Dalton Caldwell is a young developer with an old school idea — web users should pay for services, rather than get them for free in the more typical ad-supported model.
“Why isn’t there an opportunity to pay money to get an ad-free feed from a company where the product is something you pay for, not, well, you,” he says in his Dalton Caldwell does things the hard way” blog. “To be clear: I’m glad there are ad-supported options, but why does that seem like the only option?”
Caldwell’s been working on just such an option for the past eight months; a consumer-facing iOS app he describes as “a real-time social service where users and developers come first, not advertisers.”
He is funding the app.net project in Kickstarter-style, aiming to raise a minimum of $500,000 from roughly 10,000 people as the “critical mass” needed to move forward. If he and his team don’t reach that goal in the next 30 days, it’s back to the drawing board. He’s off to a fairly good start, raising over $50,000 from 721 backers.
“We will only accept money for this financially sustainable, ad-free service if we hit what I believe is critical mass,” says Caldwell.
This isn’t the first time Caldwell, a Web 2.0 veteran, has swung for the fences. “I ran a company called imeem, which users loved, but which I was unable to keep going because I couldn’t turn a profit,” says Caldwell. "I raised >$50MM for that company, had 100 employees, and managed to sell $2MM of advertising per month at peak."
This time around, free from ad concerns, he says he’s confident his user-focused service will be a hit:
“During this development process, we have spent a great deal of time thinking about realtime feeds, developer APIs, and creating a service that we enjoy using,” he says. “It’s also worth mentioning that this iOS [app/service] is the highest-quality piece of software my team has ever built.
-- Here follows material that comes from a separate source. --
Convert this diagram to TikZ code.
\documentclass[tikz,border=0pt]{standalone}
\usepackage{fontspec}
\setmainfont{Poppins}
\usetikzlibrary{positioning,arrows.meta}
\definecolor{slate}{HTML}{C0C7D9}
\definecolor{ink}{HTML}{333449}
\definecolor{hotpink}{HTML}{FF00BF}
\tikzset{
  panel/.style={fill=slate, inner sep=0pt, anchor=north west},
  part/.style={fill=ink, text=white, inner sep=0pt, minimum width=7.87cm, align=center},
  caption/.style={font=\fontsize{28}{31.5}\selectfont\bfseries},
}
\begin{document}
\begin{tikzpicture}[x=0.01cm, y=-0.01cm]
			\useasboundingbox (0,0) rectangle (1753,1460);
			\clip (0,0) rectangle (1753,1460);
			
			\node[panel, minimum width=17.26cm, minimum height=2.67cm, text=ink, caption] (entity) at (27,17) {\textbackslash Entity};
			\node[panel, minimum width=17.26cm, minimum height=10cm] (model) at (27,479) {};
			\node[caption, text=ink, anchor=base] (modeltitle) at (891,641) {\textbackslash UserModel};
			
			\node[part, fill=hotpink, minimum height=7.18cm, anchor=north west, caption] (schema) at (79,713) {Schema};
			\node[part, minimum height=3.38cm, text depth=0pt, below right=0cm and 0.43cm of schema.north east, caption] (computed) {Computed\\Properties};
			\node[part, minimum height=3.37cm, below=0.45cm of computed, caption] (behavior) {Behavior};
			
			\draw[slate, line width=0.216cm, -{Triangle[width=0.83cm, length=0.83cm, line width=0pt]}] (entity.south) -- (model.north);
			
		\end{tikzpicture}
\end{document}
We have learned a lot of native app development lessons the hard way… but tough lessons ultimately yield fantastic software."
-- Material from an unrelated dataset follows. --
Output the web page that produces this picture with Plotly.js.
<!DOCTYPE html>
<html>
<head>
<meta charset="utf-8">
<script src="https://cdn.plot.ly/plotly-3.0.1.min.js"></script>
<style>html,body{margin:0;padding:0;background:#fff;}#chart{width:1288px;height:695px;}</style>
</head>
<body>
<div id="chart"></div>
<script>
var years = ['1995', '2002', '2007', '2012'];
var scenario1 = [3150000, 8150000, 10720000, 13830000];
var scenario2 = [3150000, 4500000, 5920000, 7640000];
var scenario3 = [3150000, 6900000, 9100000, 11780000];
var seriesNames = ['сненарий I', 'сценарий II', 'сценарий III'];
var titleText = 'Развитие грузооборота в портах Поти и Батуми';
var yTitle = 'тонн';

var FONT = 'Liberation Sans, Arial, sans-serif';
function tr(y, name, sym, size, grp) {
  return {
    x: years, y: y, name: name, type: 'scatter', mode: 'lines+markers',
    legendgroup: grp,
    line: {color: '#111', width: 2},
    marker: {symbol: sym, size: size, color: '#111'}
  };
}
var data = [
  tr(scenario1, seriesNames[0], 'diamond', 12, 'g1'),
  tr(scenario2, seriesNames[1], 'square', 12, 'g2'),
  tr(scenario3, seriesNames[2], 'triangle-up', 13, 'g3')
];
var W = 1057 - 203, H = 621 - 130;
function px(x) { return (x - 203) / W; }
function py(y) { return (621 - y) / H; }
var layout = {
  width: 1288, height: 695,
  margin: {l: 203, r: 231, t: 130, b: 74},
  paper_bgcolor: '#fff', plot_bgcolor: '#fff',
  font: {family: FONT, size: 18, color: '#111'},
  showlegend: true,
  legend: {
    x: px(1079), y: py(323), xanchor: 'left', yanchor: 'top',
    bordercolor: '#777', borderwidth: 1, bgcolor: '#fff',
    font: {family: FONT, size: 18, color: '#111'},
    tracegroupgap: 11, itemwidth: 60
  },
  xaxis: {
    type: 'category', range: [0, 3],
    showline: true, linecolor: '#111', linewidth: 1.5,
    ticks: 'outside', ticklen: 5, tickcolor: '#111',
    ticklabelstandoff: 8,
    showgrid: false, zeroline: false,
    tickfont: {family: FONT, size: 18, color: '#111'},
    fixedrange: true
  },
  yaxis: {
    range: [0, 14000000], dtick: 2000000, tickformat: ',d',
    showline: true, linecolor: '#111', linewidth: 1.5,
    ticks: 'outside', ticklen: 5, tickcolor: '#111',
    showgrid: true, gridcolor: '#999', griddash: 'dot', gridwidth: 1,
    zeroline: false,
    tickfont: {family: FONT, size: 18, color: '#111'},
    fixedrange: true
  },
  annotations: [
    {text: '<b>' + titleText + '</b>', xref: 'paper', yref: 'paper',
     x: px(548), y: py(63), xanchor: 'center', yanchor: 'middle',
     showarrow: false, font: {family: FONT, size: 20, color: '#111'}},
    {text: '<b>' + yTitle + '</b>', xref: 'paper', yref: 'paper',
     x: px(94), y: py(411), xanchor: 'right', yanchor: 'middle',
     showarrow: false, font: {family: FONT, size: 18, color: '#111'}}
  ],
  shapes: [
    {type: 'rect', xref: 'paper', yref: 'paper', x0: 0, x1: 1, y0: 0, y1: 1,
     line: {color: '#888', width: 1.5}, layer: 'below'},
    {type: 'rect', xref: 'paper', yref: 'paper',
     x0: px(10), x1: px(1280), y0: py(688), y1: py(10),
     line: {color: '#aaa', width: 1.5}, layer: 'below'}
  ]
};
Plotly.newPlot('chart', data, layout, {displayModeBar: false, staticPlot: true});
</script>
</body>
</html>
Google’s always wanted to do hardware
Who knew? That was my reaction after reading the New York Times piece this week about Google chairman Eric Schmidt’s presentation at the Allen & Company conference in Sun Valley, Idaho earlier this week.
Schmidt spent a good part of his talk with the media there showing off Google’s latest pieces of hardware: The Nexus Q, a cube-shaped, home entertainment device, and the Nexus 7 Android 4.1 tablet.
As the article notes, 2011 was a relatively quiet year for Google on the hardware front, but this year’s shaping up quite differently. For one thing, Google’s $12.5 billion purchase of device maker Motorola Mobility became official.
“While Mr. Schmidt acknowledged that Google purchased the company and its patents, in part, as a reaction to rival ‘Apple’s behavior,’ he said its hardware business was a real draw. Mr. Schmidt was tight-lipped about Google’s plans for Motorola but he promised that a new batch of products were nearly ready for prime time.”
“We always wanted to be in the hardware business,” he said. “Larry and Sergey have always wanted to do hardware in one form or another. This was a way to get into it quickly.”
So much for the idea that Nexus is just a way to give its hardware partners a kick in the rear to innovate faster. It sounds like Google’s in it to win.